Today one can sit at a computer and design an inorganic material from scratch, prescribing which atoms should be where, and using first-principles calculations to get quality estimates of several properties. These predictions are good enough to judge whether the material shows promise as a battery electrode or a catalyst, for example. As computing time is becoming cheaper, we see more examples of computational campaigns to find functional materials in this way. Forecasting which of these “hypothetical” materials can be realized in the laboratory, however, turns out to be a significant challenge. This challenge comes as no surprise to many, as the synthesis of inorganic materials is a process controlled not only by fundamental factors like thermodynamics and kinetics of reactions between materials, but also by circumstantial ones, such as equipment or precursor availability, or expertise in certain material chemistries.
While searching for an alternative, data-driven solution to this problem, I recognized that the phase diagrams of materials that we obtain from first-principles calculations in large computational databases of materials (such as Open Quantum Materials Database or Materials Project) can be interpreted as a network, where stable materials are the “nodes” and the tie-lines are the “edges”. Extraction of a timestamp from the published literature for each material in this network converted it to a “temporal” network of materials -- where one could see how the network evolves as materials are discovered.
This realization was a moment of excitement for me and my colleagues at the Toyota Research Institute because while the linkage rule was described purely by thermodynamics, the evolution of the network encoded complex factors that influence realization of new materials. The information to build a predictive model for synthesizability was potentially in the network. Furthermore, we could see a cross-cutting approach emerging from our work, where the field of materials science was intersecting with the science of complex networks.
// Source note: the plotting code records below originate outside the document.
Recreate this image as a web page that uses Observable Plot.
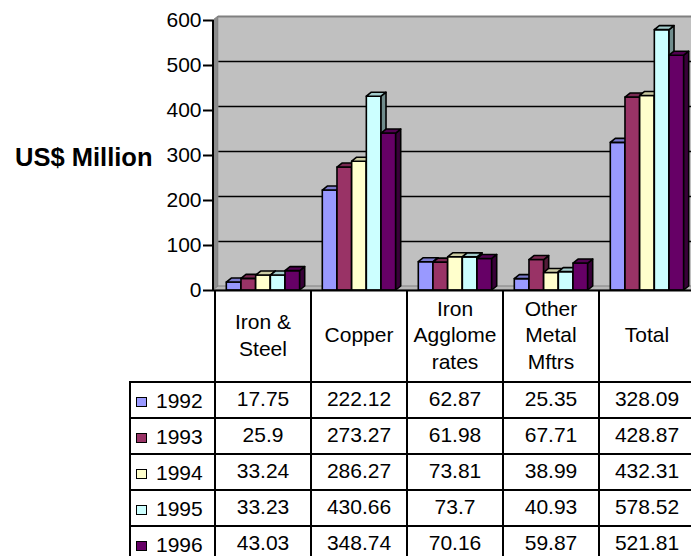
<!DOCTYPE html>
<html><head><meta charset="utf-8">
<script src="https://cdn.jsdelivr.net/npm/d3@7"></script>
<script src="https://cdn.jsdelivr.net/npm/@observablehq/plot@0.6"></script>
<style>
html,body{margin:0;padding:0;background:#fff;overflow:hidden;}
#wrap{position:relative;width:691px;height:556px;overflow:hidden;font-family:"Liberation Sans",Arial,sans-serif;color:#000;background:#fff;}
#wrap svg{position:absolute;left:0;top:0;}
.ln{position:absolute;background:#000;}
.tx{position:absolute;display:flex;flex-direction:column;align-items:center;justify-content:center;text-align:center;font-size:21px;line-height:26.7px;white-space:nowrap;}
.yr{position:absolute;font-size:21px;line-height:26.7px;white-space:nowrap;}
.sq{position:absolute;box-sizing:border-box;width:10.5px;height:10.5px;border:1.6px solid #000;}
</style></head><body><div id="wrap"></div>
<script>
const categories = ["Iron & Steel", "Copper", "Iron Agglomerates", "Other Metal Mftrs", "Total"];
const headerLines = [["Iron &", "Steel"], ["Copper"], ["Iron", "Agglome", "rates"], ["Other", "Metal", "Mftrs"], ["Total"]];
const years = ["1992", "1993", "1994", "1995", "1996"];
const colors = ["#9999FF", "#993366", "#FFFFCC", "#CCFFFF", "#660066"];
const v1992 = [17.75, 222.12, 62.87, 25.35, 328.09];
const v1993 = [25.9, 273.27, 61.98, 67.71, 428.87];
const v1994 = [33.24, 286.27, 73.81, 38.99, 432.31];
const v1995 = [33.23, 430.66, 73.7, 40.93, 578.52];
const v1996 = [43.03, 348.74, 70.16, 59.87, 521.81];
const yTicks = [0, 100, 200, 300, 400, 500, 600];
const yLabel = "US$ Million";

const series = [v1992, v1993, v1994, v1995, v1996];
const rows = [];
categories.forEach((cat, ci) => years.forEach((year, yi) => rows.push({cat, year, value: series[yi][ci]})));

const DX = 5, DY = 4;
function shade(c, k) { const r = d3.rgb(c); return d3.rgb(r.r * k, r.g * k, r.b * k).toString(); }

function decor(index, scales, values, dimensions) {
  const L = dimensions.marginLeft, R = dimensions.width - dimensions.marginRight + 10;
  const y0 = scales.y(0), yT = scales.y(600);
  const g = d3.create("svg:g");
  g.append("polygon").attr("points", [[L, y0], [L + DX, y0 - DY], [L + DX, yT - DY], [L, yT]].join(" "))
    .attr("fill", "#8c8c8c").attr("stroke", "#808080").attr("stroke-width", 1);
  g.append("polygon").attr("points", [[L, y0], [L + DX, y0 - DY], [R + DX, y0 - DY], [R, y0]].join(" "))
    .attr("fill", "#b8b8b8").attr("stroke", "#808080").attr("stroke-width", 1);
  return g.node();
}
function axisLine(index, scales, values, dimensions) {
  const L = dimensions.marginLeft;
  const g = d3.create("svg:g");
  g.append("line").attr("x1", L).attr("x2", L).attr("y1", scales.y(600)).attr("y2", scales.y(0))
    .attr("stroke", "black").attr("stroke-width", 2);
  return g.node();
}
function bars3d(index, scales, values, dimensions) {
  const bw = scales.x.bandwidth();
  const sub = d3.scaleBand(years, [0, bw]).paddingInner(0).paddingOuter(0.77);
  const w = sub.bandwidth();
  const g = d3.create("svg:g").attr("stroke", "black").attr("stroke-width", 1.6).attr("stroke-linejoin", "round");
  for (const i of index) {
    const x = values.x[i] + sub(rows[i].year);
    const yb = values.y1[i], yt = values.y2[i];
    const c = values.fill ? values.fill[i] : colors[years.indexOf(rows[i].year)];
    g.append("rect").attr("x", x).attr("y", yt).attr("width", w).attr("height", yb - yt).attr("fill", c);
    g.append("polygon").attr("points", [[x + w, yb], [x + w + DX, yb - DY], [x + w + DX, yt - DY], [x + w, yt]].join(" ")).attr("fill", shade(c, 0.55));
    g.append("polygon").attr("points", [[x, yt], [x + DX, yt - DY], [x + w + DX, yt - DY], [x + w, yt]].join(" ")).attr("fill", shade(c, 0.8));
  }
  return g.node();
}

const FONT = '"Liberation Sans", Arial, sans-serif';
const chart = Plot.plot({
  width: 691, height: 292,
  marginLeft: 213, marginRight: 0, marginTop: 20, marginBottom: 2,
  style: {fontFamily: FONT, fontSize: "21px", background: "transparent", overflow: "visible", maxWidth: "none", color: "black"},
  x: {type: "band", domain: categories, range: [213, 697.5], padding: 0, axis: null},
  y: {domain: [0, 600], axis: null},
  color: {domain: years, range: colors},
  marks: [
    Plot.frame({fill: "#C0C0C0", stroke: "none", dx: DX, dy: -DY}),
    Plot.ruleY(yTicks.filter(d => d > 0 && d < 600), {stroke: "black", strokeWidth: 1.6, dx: DX, dy: -DY}),
    Plot.ruleY([600], {stroke: "#808080", strokeWidth: 2, dx: DX, dy: -DY}),
    decor,
    Plot.barY(rows, {x: "cat", y1: 0, y2: "value", fill: "year", render: bars3d}),
    Plot.axisY({ticks: yTicks, tickSize: 10, tickPadding: 2, fontSize: 21, strokeWidth: 2, label: null, tickFormat: d => String(d)}),
    axisLine,
    Plot.ruleY([0], {stroke: "black", strokeWidth: 2}),
    Plot.text([yLabel], {text: d => d, frameAnchor: "left", textAnchor: "end", dx: -61, dy: 2, fontWeight: "bold", fontSize: 25.5})
  ]
});
const wrap = document.getElementById("wrap");
wrap.appendChild(chart);

// data table below the plot, aligned with the x scale
const xs = chart.scale("x");
const bw = xs.bandwidth;
const top0 = chart.scale("y").apply(0);
const hdrBottom = top0 + 91.5;
const rowH = 36;
const tableLeft = 130;
const bottom = 560;
function line(x, y, w, h) {
  const d = document.createElement("div"); d.className = "ln";
  Object.assign(d.style, {left: x + "px", top: y + "px", width: w + "px", height: h + "px"});
  wrap.appendChild(d);
}
for (let k = 0; k < years.length; k++) line(tableLeft - 1, hdrBottom + k * rowH - 1, 700 - tableLeft, 2);
line(tableLeft - 1, hdrBottom - 1, 2, bottom - hdrBottom);
categories.forEach((c) => line(xs.apply(c) - 1, top0, 2, bottom - top0));

categories.forEach((c, ci) => {
  const d = document.createElement("div"); d.className = "tx";
  Object.assign(d.style, {left: xs.apply(c) + "px", top: top0 + "px", width: bw + "px", height: (hdrBottom - top0) + "px"});
  headerLines[ci].forEach(t => { const s = document.createElement("div"); s.textContent = t; d.appendChild(s); });
  wrap.appendChild(d);
});
years.forEach((yr, yi) => {
  const cy = hdrBottom + yi * rowH + rowH / 2;
  const sq = document.createElement("div"); sq.className = "sq";
  Object.assign(sq.style, {left: "136px", top: (cy + 2.5 - 5.25) + "px", background: colors[yi]});
  wrap.appendChild(sq);
  const t = document.createElement("div"); t.className = "yr"; t.textContent = yr;
  Object.assign(t.style, {left: "156px", top: (cy + 1.5 - 13.35) + "px"});
  wrap.appendChild(t);
  categories.forEach((c, ci) => {
    const d = document.createElement("div"); d.className = "tx"; d.textContent = String(series[yi][ci]);
    Object.assign(d.style, {left: xs.apply(c) + "px", top: (cy - 13.35) + "px", width: bw + "px", height: "26.7px"});
    wrap.appendChild(d);
  });
});
</script></body></html>
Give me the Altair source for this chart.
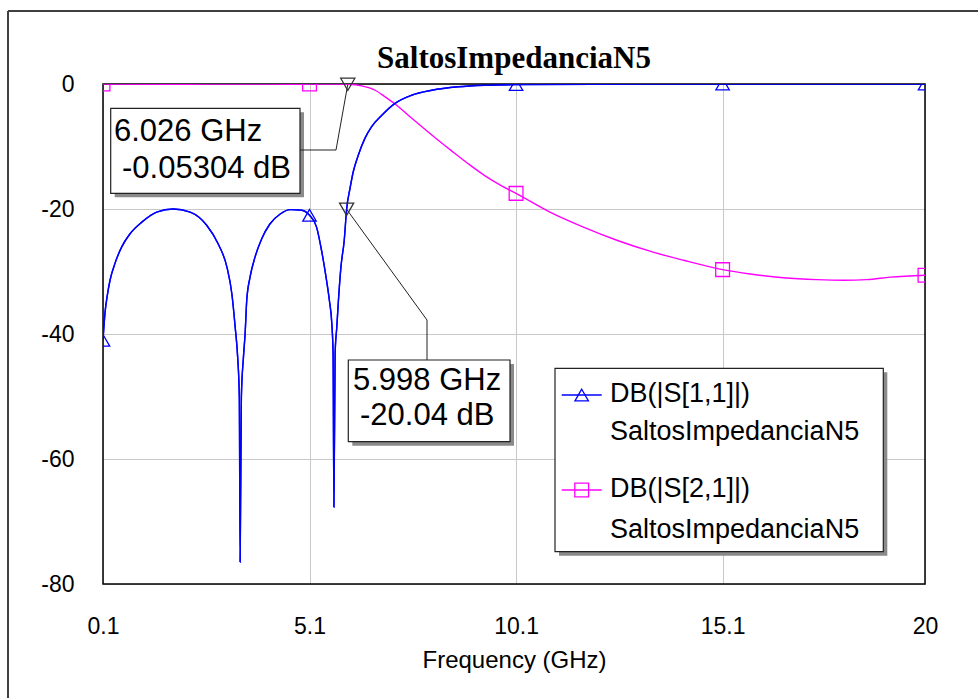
import altair as alt
import pandas as pd

# ---- data ----
s11_freq = [0.1, 0.15, 0.2, 0.27, 0.39, 0.55, 0.75, 1.04, 1.4, 1.8, 2.21, 2.61, 2.89, 3.1, 3.22,
            3.3, 3.36, 3.4, 3.42, 3.45, 3.5, 3.54, 3.58, 3.66, 3.78, 3.94, 4.14, 4.39, 4.63, 4.91,
            5.1, 5.27, 5.39, 5.5, 5.58, 5.64, 5.67, 5.69, 5.72, 5.76, 5.8, 5.86, 5.94, 5.998,
            6.08, 6.16, 6.28, 6.44, 6.6, 6.85, 7.17, 7.57, 8.06, 8.7, 9.35, 10.1, 12.0, 15.1, 20.0]
s11_db = [-41.0, -36.5, -34.0, -31.4, -28.7, -26.1, -24.0, -22.1, -20.5, -20.0, -20.5, -22.6, -25.6, -29.3, -33.6,
          -38.9, -43.7, -50.0, -76.5, -50.0, -43.7, -40.0, -34.6, -30.9, -27.7, -24.8, -22.4, -20.8, -20.1, -20.2,
          -21.0, -22.9, -26.6, -30.9, -34.6, -38.4, -43.0, -67.7, -43.0, -38.9, -34.6, -29.3, -25.0, -20.04,
          -16.7, -14.0, -11.4, -8.7, -6.85, -5.0, -3.1, -1.8, -1.0, -0.45, -0.2, -0.1, -0.04, -0.02, -0.01]

s21_freq = [0.1, 1.8, 3.42, 4.7, 5.69, 6.026, 6.36, 6.69, 6.93, 7.21, 7.49, 7.82, 8.14, 8.54, 8.95,
            9.35, 9.75, 10.1, 10.92, 11.73, 12.54, 13.34, 14.15, 15.1, 15.77, 16.57, 17.38, 18.03,
            18.59, 19.16, 20.0]
s21_db = [0.0, -0.04, 0.0, -0.04, 0.0, -0.05304, -0.3, -1.0, -2.05, -3.4, -5.0, -6.85, -8.6, -10.7, -12.8,
          -14.7, -16.3, -17.5, -20.5, -22.9, -25.0, -26.75, -28.2, -29.7, -30.4, -31.0, -31.3, -31.4,
          -31.3, -30.9, -30.6]

marker_freq = [0.1, 5.1, 10.1, 15.1, 20.0]
s11_marker_db = [-41.0, -21.0, -0.1, -0.02, -0.01]
s21_marker_db = [0.0, -0.01, -17.5, -29.7, -30.6]

x_ticks = [0.1, 5.1, 10.1, 15.1, 20]
y_ticks = [-80, -60, -40, -20, 0]

mk_freq = [6.026, 5.998]
mk_db = [-0.05304, -20.04]
mk_line1 = ["6.026 GHz", "5.998 GHz"]
mk_line2 = ["-0.05304 dB", "-20.04 dB"]

series_names = ["DB(|S[1,1]|)", "DB(|S[2,1]|)"]
source_name = "SaltosImpedanciaN5"
title_text = "SaltosImpedanciaN5"
x_title = "Frequency (GHz)"

BLUE = "#0000ff"
MAGENTA = "#ff00ff"
SANS = "Liberation Sans"

W, H = 822, 500
xs = alt.Scale(domain=[0.1, 20], nice=False, zero=False)
ys = alt.Scale(domain=[-80, 0], nice=False, zero=False)

one = pd.DataFrame({"k": [0]})


def rect(x1, y1, x2, y2, **kw):
    return alt.Chart(one).mark_rect(**kw).encode(
        x=alt.value(x1), x2=alt.value(x2), y=alt.value(y1), y2=alt.value(y2))


def seg(x1, y1, x2, y2, **kw):
    return alt.Chart(one).mark_rule(**kw).encode(
        x=alt.value(x1), x2=alt.value(x2), y=alt.value(y1), y2=alt.value(y2))


def label(x, y, text, size, **kw):
    return alt.Chart(one).mark_text(align="left", baseline="alphabetic", font=SANS,
                                    fontSize=size, color="black", **kw).encode(
        x=alt.value(x), y=alt.value(y), text=alt.value(text))


def sym(x, y, shape, color, size):
    return alt.Chart(one).mark_point(shape=shape, filled=False, color=color, size=size,
                                     strokeWidth=1.3, opacity=1).encode(
        x=alt.value(x), y=alt.value(y))


df11 = pd.DataFrame({"f": s11_freq, "db": s11_db})
df21 = pd.DataFrame({"f": s21_freq, "db": s21_db})

xaxis = alt.Axis(values=x_ticks, title=x_title, labelFlush=False, labelOverlap=False,
                 labelExpr="format(datum.value, '.3~g')")
yaxis = alt.Axis(values=y_ticks, title=None,
                 labelExpr="datum.value < 0 ? '-' + abs(datum.value) : '' + datum.value")

base_line = alt.Chart(df11).mark_line(color=BLUE, strokeWidth=1.4, clip=True,
                                      interpolate="monotone").encode(
    x=alt.X("f:Q", scale=xs, axis=xaxis),
    y=alt.Y("db:Q", scale=ys, axis=yaxis),
)
line21 = alt.Chart(df21).mark_line(color=MAGENTA, strokeWidth=1.4, clip=True,
                                   interpolate="monotone").encode(
    x=alt.X("f:Q", scale=xs), y=alt.Y("db:Q", scale=ys))

m11 = alt.Chart(pd.DataFrame({"f": marker_freq, "db": s11_marker_db})).mark_point(
    shape="triangle-up", filled=False, color=BLUE, size=180, strokeWidth=1.3, clip=True, opacity=1
).encode(x=alt.X("f:Q", scale=xs), y=alt.Y("db:Q", scale=ys))
m21 = alt.Chart(pd.DataFrame({"f": marker_freq, "db": s21_marker_db})).mark_point(
    shape="square", filled=False, color=MAGENTA, size=190, strokeWidth=1.3, clip=True, opacity=1
).encode(x=alt.X("f:Q", scale=xs), y=alt.Y("db:Q", scale=ys))

mk_df = pd.DataFrame({"f": mk_freq, "db": mk_db})
mk_pts = alt.Chart(mk_df).mark_point(
    shape="triangle-down", filled=False, color="#333333", size=200, strokeWidth=1.3, opacity=1
).encode(x=alt.X("f:Q", scale=xs), y=alt.Y("db:Q", scale=ys))

lead1a = alt.Chart(mk_df.iloc[[0]]).mark_rule(color="#222222", strokeWidth=1).encode(
    x=alt.X("f:Q", scale=xs), y=alt.Y("db:Q", scale=ys), x2=alt.value(233), y2=alt.value(66))
lead1b = seg(233, 66, 197, 66, color="#222222", strokeWidth=1)
lead2a = alt.Chart(mk_df.iloc[[1]]).mark_rule(color="#222222", strokeWidth=1).encode(
    x=alt.X("f:Q", scale=xs), y=alt.Y("db:Q", scale=ys), x2=alt.value(324), y2=alt.value(236))
lead2b = seg(324, 236, 324, 276, color="#222222", strokeWidth=1)

SH = 4
box1 = [rect(7.7 + SH, 24.3 + SH, 197 + SH, 109.3 + SH, color="#8a8a8a"),
        rect(7.7, 24.3, 197, 109.3, fill="white", stroke="#222222", strokeWidth=1.2),
        label(11, 57, mk_line1[0], 31), label(19, 94, mk_line2[0], 31)]
box2 = [rect(245.3 + SH, 276 + SH, 407 + SH, 357.7 + SH, color="#8a8a8a"),
        rect(245.3, 276, 407, 357.7, fill="white", stroke="#222222", strokeWidth=1.2),
        label(250, 305.5, mk_line1[1], 31), label(257, 341, mk_line2[1], 31)]

legend = [rect(452 + SH, 284.3 + SH, 780.3 + SH, 467.7 + SH, color="#8a8a8a"),
          rect(452, 284.3, 780.3, 467.7, fill="white", stroke="#222222", strokeWidth=1.2),
          seg(458.7, 311, 498.7, 311, color=BLUE, strokeWidth=1.4),
          sym(478.7, 311, "triangle-up", BLUE, 180),
          seg(458.7, 406, 498.7, 406, color=MAGENTA, strokeWidth=1.4),
          sym(478.7, 406, "square", MAGENTA, 190),
          label(507, 317.5, series_names[0], 27), label(507, 356, source_name, 27),
          label(507, 412.5, series_names[1], 27), label(507, 454, source_name, 27)]

border = rect(0, 0, W, H, fill=None, filled=False, stroke="black", strokeWidth=1.5)
frame = [seg(-95, -73, 875, -73, color="#404040", strokeWidth=2),
         seg(-95, -73, -95, 614, color="#404040", strokeWidth=2)]
title = alt.Chart(one).mark_text(align="center", baseline="alphabetic", font="Liberation Serif",
                                 fontWeight="bold", fontSize=31, color="black").encode(
    x=alt.value(W / 2), y=alt.value(-16), text=alt.value(title_text))

chart = alt.layer(
    base_line, border, *frame, title, line21, base_line, m11, m21,
    *box1, *box2, lead1a, lead1b, lead2a, lead2b, mk_pts, *legend
).properties(
    width=W, height=H, autosize=alt.AutoSizeParams(type="none"),
    padding={"left": 103, "top": 84, "right": 53, "bottom": 114},
).configure_view(stroke=None).configure_axis(
    grid=True, gridColor="#c8c8c8", gridWidth=1, domain=False, ticks=False,
    labelFont=SANS, labelFontSize=23, labelColor="black",
    titleFont=SANS, titleFontSize=24, titleFontWeight="normal", titleColor="black",
).configure_axisX(labelPadding=31, titlePadding=10).configure_axisY(labelPadding=29)

chart.save("out.html", embed_options={"renderer": "svg", "actions": False})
We teamed up with Chris Wolverton and Vinay Hegde from Northwestern University to analyze this time-dependent, thermodynamic network of materials. We were able to connect the dots between the evolution of the network and “discovery” or “synthesis” via simple machine-learning classifiers. For stable, hypothetical materials, we are able to assign a likelihood of realization in the laboratory. Our results have recently appeared in Nature Communications.
We hope that this work will serve as an example for many new applications of network science methods in materials research.